Experts pooh-pooh claims of another animal spotted in Hoan Kiem Lake
Members of a rescue team stand around a giant freshwater turtle after successfully capturing it in Hanoi's Hoan Kiem Lake last Sunday (April 3). The state established a team of animal experts, veterinarians and conservation workers to capture the rare turtle and administer treatment.
Controversy has given way to mystery following the capture of the turtle with legendary status in Hanoi's Hoan Kiem Lake last Sunday.
It is said that while they were trying to capture the ailing turtle, workers spotted another giant creature surface several times, but foreign experts have expressed strong skepticism about the possibility, calling it "wishful thinking."
As medical treatment gets underway for the captured turtle, scientists say the only hope of sustaining the species and the legend is to have a male turtle in another lake west of Hanoi be taken to China where it can mate with the only female alive.
Most experts believe the Hoan Kiem turtle belongs to a species called Rafetus swinhoei - of which only four members are believed to be left in the world. One lives in the Dong Mo Lake in the west of Hanoi, while two others are being raised in captivity in China.
Meanwhile, Nguyen Ngoc Khoi, general director of KAT, a local company hired to capture the Hoan Kiem turtle, told the media this week that his workers had seen another giant creature surfacing at different places.
"Thinking that there is another [giant turtle] in the lake is just wishful thinking," said Douglas Hendrie, an American technical advisor from Education for Nature - Vietnam (ENV), the country's largest conservation group. "Some people may want to believe so badly that there is another"¦ in the lake, that they actually convince themselves there is."
"If there is another animal there [in Hoan Kiem Lake], my first question is: how did it get in the lake?" said Timothy McCormack, a coordinator with the Asian Turtle Program. McCormack said that the turtle rescued last Sunday has been photographed for a number of years and it is quite easy to distinguish it because of many injuries found on its head, legs, and elsewhere.
"If there is a new animal in there, I find it very hard to believe it has been hiding for ten, twenty or forty years and just shows itself now. It is more likely that [it] was just recently put in the lake."
Last Sunday, it took at least 50 people, including members of special forces, two hours to net the turtle which was later put in a cage and pulled to a small island in Hoan Kiem Lake. Veterinarians have carried tests to ascertain what is ailing the creature at a makeshift hospital in the lake that was recently expanded and equipped with a small holding tank.
A steering committee has been set up to make decisions about the turtle, believed to be more than a hundred years old, and which weighs around 200kg. The results of the examination are not known.
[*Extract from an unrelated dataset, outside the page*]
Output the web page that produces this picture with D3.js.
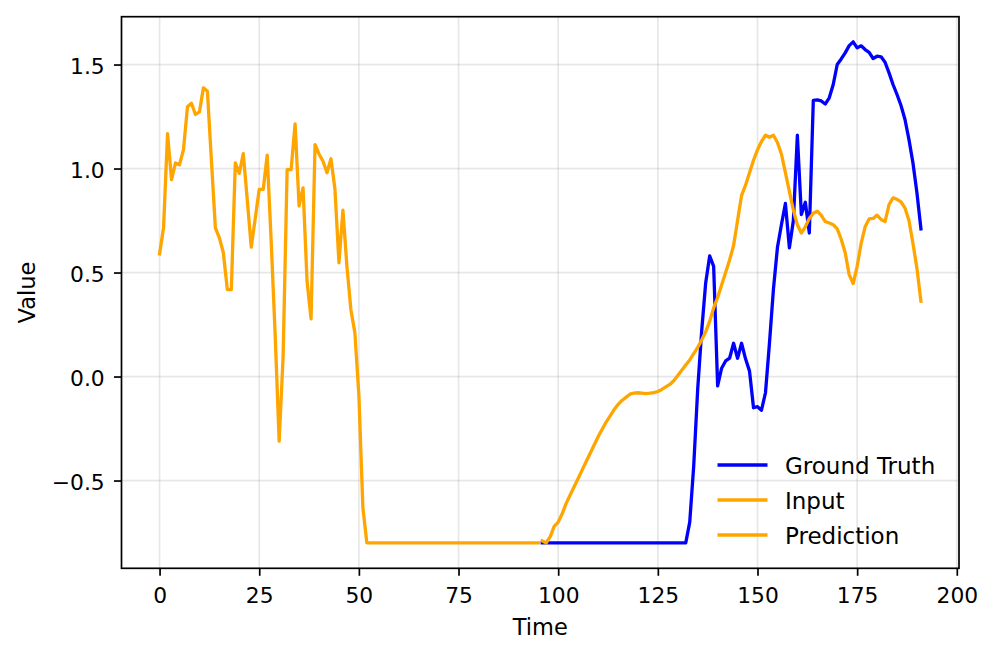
<!DOCTYPE html>
<html>
<head>
<meta charset="utf-8">
<script src="https://cdn.jsdelivr.net/npm/d3@7"></script>
<style>
  body { margin: 0; background: #ffffff; }
  svg { display: block; }
  text { font-family: "DejaVu Sans", sans-serif; fill: #000; }
</style>
</head>
<body>
<svg id="chart" width="996" height="657"></svg>
<script>
// ---------------- data ----------------
const inputStart = 0;
const forecastStart = 96;

const inputValues = [
  0.59, 0.715, 1.168, 0.947, 1.027, 1.018, 1.091, 1.297, 1.314, 1.26,
  1.272, 1.388, 1.372, 1.04, 0.715, 0.667, 0.595, 0.418, 0.418, 1.027,
  0.976, 1.072, 0.85, 0.622, 0.76, 0.9, 0.9, 1.064, 0.65, 0.2,
  -0.311, 0.1, 0.995, 0.995, 1.215, 0.82, 0.907, 0.458, 0.277, 1.115,
  1.07, 1.035, 0.98, 1.047, 0.9, 0.547, 0.8, 0.53, 0.32, 0.21,
  -0.09, -0.63, -0.80, -0.80, -0.80, -0.80, -0.80, -0.80, -0.80, -0.80,
  -0.80, -0.80, -0.80, -0.80, -0.80, -0.80, -0.80, -0.80, -0.80, -0.80,
  -0.80, -0.80, -0.80, -0.80, -0.80, -0.80, -0.80, -0.80, -0.80, -0.80,
  -0.80, -0.80, -0.80, -0.80, -0.80, -0.80, -0.80, -0.80, -0.80, -0.80,
  -0.80, -0.80, -0.80, -0.80, -0.80, -0.80
];

const groundTruthValues = [
  -0.80, -0.80, -0.80, -0.80, -0.80, -0.80, -0.80, -0.80, -0.80, -0.80,
  -0.80, -0.80, -0.80, -0.80, -0.80, -0.80, -0.80, -0.80, -0.80, -0.80,
  -0.80, -0.80, -0.80, -0.80, -0.80, -0.80, -0.80, -0.80, -0.80, -0.80,
  -0.80, -0.80, -0.80, -0.80, -0.80, -0.80, -0.80,
  -0.70, -0.43, -0.06, 0.22, 0.45, 0.58, 0.53, -0.045, 0.04, 0.075,
  0.088, 0.16, 0.088, 0.16, 0.085, 0.026, -0.15, -0.145, -0.162, -0.078,
  0.16, 0.42, 0.62, 0.73, 0.832, 0.619, 0.75, 1.16, 0.779, 0.838,
  0.69, 1.328, 1.33, 1.325, 1.31, 1.34, 1.404, 1.5, 1.527, 1.556,
  1.591, 1.609, 1.58, 1.59, 1.572, 1.559, 1.529, 1.54, 1.537, 1.511,
  1.46, 1.404, 1.356, 1.303, 1.236, 1.139, 1.027, 0.883, 0.71
];

const predictionValues = [
  -0.79, -0.80, -0.77, -0.72, -0.70, -0.66, -0.61, -0.57, -0.53, -0.49,
  -0.45, -0.41, -0.37, -0.33, -0.29, -0.255, -0.22, -0.19, -0.16, -0.135,
  -0.115, -0.10, -0.085, -0.08, -0.078, -0.08, -0.082, -0.08, -0.077, -0.072,
  -0.062, -0.05, -0.038, -0.02, 0.005, 0.03, 0.055, 0.08, 0.11, 0.14,
  0.175, 0.215, 0.265, 0.33, 0.38, 0.44, 0.50, 0.56, 0.63, 0.75,
  0.87, 0.92, 0.98, 1.04, 1.09, 1.13, 1.16, 1.15, 1.16, 1.125,
  1.07, 0.98, 0.89, 0.80, 0.73, 0.69, 0.72, 0.76, 0.785, 0.795,
  0.775, 0.745, 0.738, 0.73, 0.71, 0.66, 0.595, 0.49, 0.447, 0.53,
  0.64, 0.72, 0.758, 0.76, 0.776, 0.755, 0.745, 0.827, 0.859, 0.852,
  0.84, 0.81, 0.75, 0.64, 0.52, 0.362
];

const xTickValues = [0, 25, 50, 75, 100, 125, 150, 175, 200];
const yTickValues = [-0.5, 0.0, 0.5, 1.0, 1.5];
const seriesNames = ["Ground Truth", "Input", "Prediction"];
const xLabel = "Time";
const yLabel = "Value";

// ---------------- styles / layout ----------------
const colors = { "Ground Truth": "#0000ff", "Input": "#ffa500", "Prediction": "#ffa500" };
const plot = { left: 121.5, right: 959, top: 16.7, bottom: 568.3 };
const xDomain = [-9.55, 200.55];
const yDomain = [-0.922, 1.730];
const lineWidth = 3.3;

const toPoints = (vals, start) => vals.map((v, i) => ({ t: start + i, v: v }));
const series = [
  { name: "Ground Truth", pts: toPoints(groundTruthValues, forecastStart) },
  { name: "Input", pts: toPoints(inputValues, inputStart) },
  { name: "Prediction", pts: toPoints(predictionValues, forecastStart) }
];

const svg = d3.select("#chart");
svg.append("rect").attr("width", 996).attr("height", 657).attr("fill", "#fff");

const x = d3.scaleLinear().domain(xDomain).range([plot.left, plot.right]);
const y = d3.scaleLinear().domain(yDomain).range([plot.bottom, plot.top]);

// grid
const grid = svg.append("g").attr("stroke", "#b0b0b0").attr("stroke-opacity", 0.3).attr("stroke-width", 1.7);
grid.selectAll("line.gx").data(xTickValues).join("line")
  .attr("x1", d => x(d)).attr("x2", d => x(d))
  .attr("y1", plot.top).attr("y2", plot.bottom);
grid.selectAll("line.gy").data(yTickValues).join("line")
  .attr("x1", plot.left).attr("x2", plot.right)
  .attr("y1", d => y(d)).attr("y2", d => y(d));

// lines
const line = d3.line().x(d => x(d.t)).y(d => y(d.v));
svg.append("g").selectAll("path").data(series).join("path")
  .attr("d", d => line(d.pts))
  .attr("fill", "none")
  .attr("stroke", d => colors[d.name])
  .attr("stroke-width", lineWidth)
  .attr("stroke-linejoin", "round")
  .attr("stroke-linecap", "square");

// axes
const tickFont = 21.8;
const fmtY = d3.format(".1f");
const xAxis = d3.axisBottom(x).tickValues(xTickValues).tickSize(7.5).tickPadding(11.3).tickFormat(d3.format("d"));
const yAxis = d3.axisLeft(y).tickValues(yTickValues).tickSize(7.5).tickPadding(9.3).tickFormat(fmtY);

const gx = svg.append("g").attr("transform", `translate(0,${plot.bottom})`).call(xAxis);
const gy = svg.append("g").attr("transform", `translate(${plot.left},0)`).call(yAxis);
[gx, gy].forEach(g => {
  g.select(".domain").remove();
  g.selectAll(".tick line").attr("stroke", "#000").attr("stroke-width", 1.7);
  g.selectAll(".tick text").attr("font-size", tickFont).attr("font-family", "DejaVu Sans").attr("fill", "#000");
});
gy.selectAll(".tick text").attr("dy", "0.4em");

// spines
svg.append("rect")
  .attr("x", plot.left).attr("y", plot.top)
  .attr("width", plot.right - plot.left).attr("height", plot.bottom - plot.top)
  .attr("fill", "none").attr("stroke", "#000").attr("stroke-width", 1.7);

// axis labels
svg.append("text")
  .attr("x", (plot.left + plot.right) / 2).attr("y", 635)
  .attr("text-anchor", "middle").attr("font-size", 22.5)
  .text(xLabel);
svg.append("text")
  .attr("transform", `translate(35,${(plot.top + plot.bottom) / 2}) rotate(-90)`)
  .attr("text-anchor", "middle").attr("font-size", 22.5)
  .text(yLabel);

// legend (no frame)
const legend = svg.append("g").attr("transform", "translate(717.5,465)");
const rows = legend.selectAll("g").data(seriesNames).join("g")
  .attr("transform", (d, i) => `translate(0,${i * 35})`);
rows.append("line")
  .attr("x1", 0).attr("x2", 50).attr("y1", 0).attr("y2", 0)
  .attr("stroke", d => colors[d]).attr("stroke-width", lineWidth);
rows.append("text")
  .attr("x", 67.5).attr("y", 8.7)
  .attr("font-size", 23)
  .text(d => d);
</script>
</body>
</html>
"Overall, the turtle is doing very well now," said KAT's Khoi.
"I think we'll have to wait and see how serious the injuries are. It looks like a lot of treatment has dealt with the external and visible injuries," McCormack said. "It would be interesting to know if there are any other internal infections."
In recent months the giant creature has made both international and local headlines by surfacing almost twice as frequently as in previous years. Injuries and lesions on its carapace, neck, and legs have been photographed and experts have blamed the lingering pollution and illegal fishing at the lake for the turtle's ailments.
"I really hope that [the treatment] is successful. I hope they will find exactly what is wrong with the turtle," said McCormack.
Both McCormack and ENV's Hendrie concurred that the Hoan Kiem turtle, whose sex is yet to be determined, was too sacred for any kind of breeding program. They pointed instead to the male turtle of the same species living in Dong Mo Lake west of Hanoi.
"Looking at the international breeding program, the animal from Dong Mo would be a perfect candidate. It's quite strong," said McCormack. "Of course people wouldn't want the legend to leave the [Hoan Kiem] lake."
The legend goes that in the 15th century, the turtle handed Emperor Le Loi a magic sword that he used to repel a Chinese invasion. After his victory, Le Loi returned the weapon to the turtle that dived back into the lake with the blade clutched in his mouth. Hoan Kiem literally translates as the "Lake of the Returned Sword."
"For people of older generations like us, the cultural and historical significance of the Hoan Kiem turtle is irrefutable," said Le Chuc, a prominent Hanoian actor and stage director. Chuc said since the turtle was captured, he has dropped by the Hoan Kiem Lake between three to four times everyday to check on it.
"I cannot imagine the day the turtle is not there anymore. Hoan Kiem would be just a lake with water," Chuc said.
"As the world goes through tough times, I pray for the wellbeing of the turtle that is a shining light in this material world."